• Dataset content:
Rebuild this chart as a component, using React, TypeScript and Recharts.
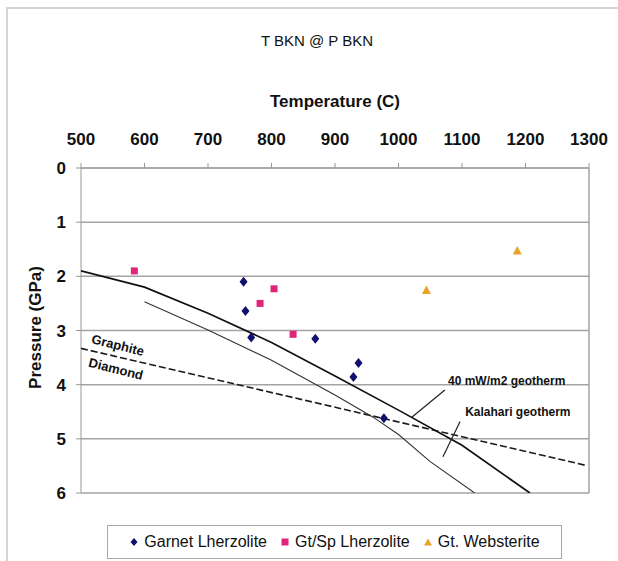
import React from 'react';
import { ScatterChart, Scatter, XAxis, YAxis, CartesianGrid, ReferenceLine, Label } from 'recharts';

const temperatureTicks = [500, 600, 700, 800, 900, 1000, 1100, 1200, 1300];
const pressureTicks = [0, 1, 2, 3, 4, 5, 6];

const garnetLherzolite = [
  { t: 756, p: 2.1 },
  { t: 759, p: 2.64 },
  { t: 768, p: 3.13 },
  { t: 869, p: 3.15 },
  { t: 937, p: 3.6 },
  { t: 929, p: 3.86 },
  { t: 977, p: 4.62 },
];
const gtSpLherzolite = [
  { t: 584, p: 1.9 },
  { t: 804, p: 2.23 },
  { t: 782, p: 2.5 },
  { t: 834, p: 3.07 },
];
const gtWebsterite = [
  { t: 1044, p: 2.26 },
  { t: 1187, p: 1.53 },
];

const geotherm40 = [
  { t: 500, p: 1.9 },
  { t: 600, p: 2.2 },
  { t: 700, p: 2.68 },
  { t: 800, p: 3.22 },
  { t: 900, p: 3.84 },
  { t: 1000, p: 4.47 },
  { t: 1100, p: 5.12 },
  { t: 1207, p: 6.0 },
];
const kalahariGeotherm = [
  { t: 600, p: 2.47 },
  { t: 700, p: 2.99 },
  { t: 800, p: 3.55 },
  { t: 900, p: 4.19 },
  { t: 960, p: 4.6 },
  { t: 1000, p: 4.92 },
  { t: 1050, p: 5.42 },
  { t: 1120, p: 6.0 },
];
const graphiteDiamond = [
  { t: 500, p: 3.33 },
  { t: 1295, p: 5.49 },
];
const leader40 = [
  { t: 1073, p: 4.1 },
  { t: 1021, p: 4.6 },
];
const leaderKalahari = [
  { t: 1097, p: 4.68 },
  { t: 1070, p: 5.33 },
];
const annotations = [
  { t: 1078, p: 3.93, text: '40 mW/m2 geotherm', angle: 0, anchor: 'start', size: 12 },
  { t: 1105, p: 4.5, text: 'Kalahari geotherm', angle: 0, anchor: 'start', size: 12 },
  { t: 558, p: 3.27, text: 'Graphite', angle: 14, anchor: 'middle', size: 13 },
  { t: 555, p: 3.71, text: 'Diamond', angle: 14, anchor: 'middle', size: 13 },
];

const legendItems = [
  { name: 'Garnet Lherzolite', color: '#10106e', shape: 'diamond' },
  { name: 'Gt/Sp Lherzolite', color: '#e0247a', shape: 'square' },
  { name: 'Gt. Websterite', color: '#e8a32a', shape: 'triangle' },
];

const FONT = '"Liberation Sans", Arial, sans-serif';

const Diamond = (props: any) => {
  const { cx, cy } = props;
  return <polygon points={`${cx},${cy - 5} ${cx + 4},${cy} ${cx},${cy + 5} ${cx - 4},${cy}`} fill="#10106e" />;
};
const Square = (props: any) => {
  const { cx, cy } = props;
  return <rect x={cx - 3.5} y={cy - 3.5} width={7} height={7} fill="#e0247a" />;
};
const Triangle = (props: any) => {
  const { cx, cy } = props;
  return <polygon points={`${cx},${cy - 5} ${cx + 4.5},${cy + 3.5} ${cx - 4.5},${cy + 3.5}`} fill="#e8a32a" />;
};
const NoShape = () => <g />;
const AnnotationText = (props: any) => {
  const { cx, cy, payload } = props;
  return (
    <text
      x={cx}
      y={cy}
      textAnchor={payload.anchor}
      dominantBaseline="central"
      transform={`rotate(${payload.angle}, ${cx}, ${cy})`}
      fontFamily={FONT}
      fontWeight="bold"
      fontSize={payload.size}
      fill="#111"
    >
      {payload.text}
    </text>
  );
};

const LegendIcon = ({ shape, color }: { shape: string; color: string }) => (
  <svg width={10} height={10} style={{ display: 'block' }}>
    {shape === 'diamond' && <polygon points="5,1 8.5,5 5,9 1.5,5" fill={color} />}
    {shape === 'square' && <rect x={1.5} y={1.5} width={7} height={7} fill={color} />}
    {shape === 'triangle' && <polygon points="5,1.5 9,8.5 1,8.5" fill={color} />}
  </svg>
);

const tickStyle = { fontFamily: FONT, fontWeight: 'bold' as const, fontSize: 17, fill: '#111' };

export default function App() {
  return (
    <div style={{ position: 'absolute', left: 0, top: 0, width: 618, height: 561, background: '#fff', overflow: 'hidden' }}>
      <div
        style={{
          position: 'absolute', left: 6, top: 7, width: 620, height: 560,
          borderTop: '2px solid #d4d4d4', borderLeft: '2px solid #d4d4d4',
        }}
      />
      <div
        style={{
          position: 'absolute', left: 217, top: 32, width: 200, textAlign: 'center',
          fontFamily: FONT, fontSize: 15, lineHeight: '18px', color: '#111',
        }}
      >
        T BKN @ P BKN
      </div>
      <div style={{ position: 'absolute', left: 0, top: 0 }}>
        <ScatterChart width={618} height={561} margin={{ top: 95, right: 29, bottom: 68, left: 10 }}>
          <CartesianGrid vertical={false} stroke="#a3a3a3" strokeWidth={1.5} />
          <XAxis
            type="number"
            dataKey="t"
            orientation="top"
            domain={[500, 1300]}
            ticks={temperatureTicks}
            allowDataOverflow
            height={73}
            tickSize={5}
            tickMargin={18}
            stroke="#999"
            tickLine={{ stroke: '#999' }}
            tick={tickStyle}
          >
            <Label value="Temperature (C)" position="insideTop" offset={0} style={{ fontFamily: FONT, fontWeight: 'bold', fontSize: 17, fill: '#111' }} />
          </XAxis>
          <YAxis
            type="number"
            dataKey="p"
            domain={[0, 6]}
            reversed
            ticks={pressureTicks}
            allowDataOverflow
            width={71}
            tickSize={5}
            tickMargin={10}
            stroke="#999"
            tickLine={{ stroke: '#999' }}
            tick={tickStyle}
          >
            <Label
              content={(props: any) => {
                const vb = props.viewBox;
                const x = vb.x + 25;
                const y = vb.y + vb.height / 2 - 3;
                return (
                  <text
                    x={x}
                    y={y}
                    textAnchor="middle"
                    dominantBaseline="central"
                    transform={`rotate(-90, ${x}, ${y})`}
                    fontFamily={FONT}
                    fontWeight="bold"
                    fontSize={17}
                    fill="#111"
                  >
                    Pressure (GPa)
                  </text>
                );
              }}
            />
          </YAxis>
          <ReferenceLine x={1300} stroke="#a3a3a3" strokeWidth={1.5} />
          <Scatter name="Graphite/Diamond" data={graphiteDiamond} fill="#1a1a1a" line={{ stroke: '#1a1a1a', strokeWidth: 1.6, strokeDasharray: '7 3' }} lineType="joint" shape={NoShape} isAnimationActive={false} legendType="none" />
          <Scatter name="Kalahari geotherm" data={kalahariGeotherm} fill="#333" line={{ stroke: '#333', strokeWidth: 1.1 }} lineType="joint" shape={NoShape} isAnimationActive={false} legendType="none" />
          <Scatter name="40 mW/m2 geotherm" data={geotherm40} fill="#111" line={{ stroke: '#111', strokeWidth: 1.7 }} lineType="joint" shape={NoShape} isAnimationActive={false} legendType="none" />
          <Scatter name="leader40" data={leader40} fill="#222" line={{ stroke: '#222', strokeWidth: 1.2 }} lineType="joint" shape={NoShape} isAnimationActive={false} legendType="none" />
          <Scatter name="leaderKalahari" data={leaderKalahari} fill="#222" line={{ stroke: '#222', strokeWidth: 1.2 }} lineType="joint" shape={NoShape} isAnimationActive={false} legendType="none" />
          <Scatter name="Garnet Lherzolite" data={garnetLherzolite} fill="#10106e" shape={Diamond} isAnimationActive={false} />
          <Scatter name="Gt/Sp Lherzolite" data={gtSpLherzolite} fill="#e0247a" shape={Square} isAnimationActive={false} />
          <Scatter name="Gt. Websterite" data={gtWebsterite} fill="#e8a32a" shape={Triangle} isAnimationActive={false} />
          <Scatter name="annotations" data={annotations} shape={AnnotationText} isAnimationActive={false} legendType="none" />
        </ScatterChart>
      </div>
      <div
        style={{
          position: 'absolute', left: 107, top: 525, width: 455, height: 34, boxSizing: 'border-box',
          border: '1px solid #a8a8a8', display: 'flex', alignItems: 'center', justifyContent: 'center',
          fontFamily: FONT, fontSize: 16, color: '#111', background: '#fff',
        }}
      >
        {legendItems.map((it, i) => (
          <div key={it.name} style={{ display: 'flex', alignItems: 'center', marginLeft: i === 0 ? 0 : 13 }}>
            <LegendIcon shape={it.shape} color={it.color} />
            <span style={{ marginLeft: 5, whiteSpace: 'nowrap' }}>{it.name}</span>
          </div>
        ))}
      </div>
    </div>
  );
}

• Work to be completed: Only lines belong in the copy: transcribe those from the start of the data through the line that contains "const pressureTicks = [0, 1, 2, 3, 4, 5, 6];", and skip the pictures.

• Answer below:
Rebuild this chart as a component, using React, TypeScript and Recharts.
import React from 'react';
import { ScatterChart, Scatter, XAxis, YAxis, CartesianGrid, ReferenceLine, Label } from 'recharts';

const temperatureTicks = [500, 600, 700, 800, 900, 1000, 1100, 1200, 1300];
const pressureTicks = [0, 1, 2, 3, 4, 5, 6];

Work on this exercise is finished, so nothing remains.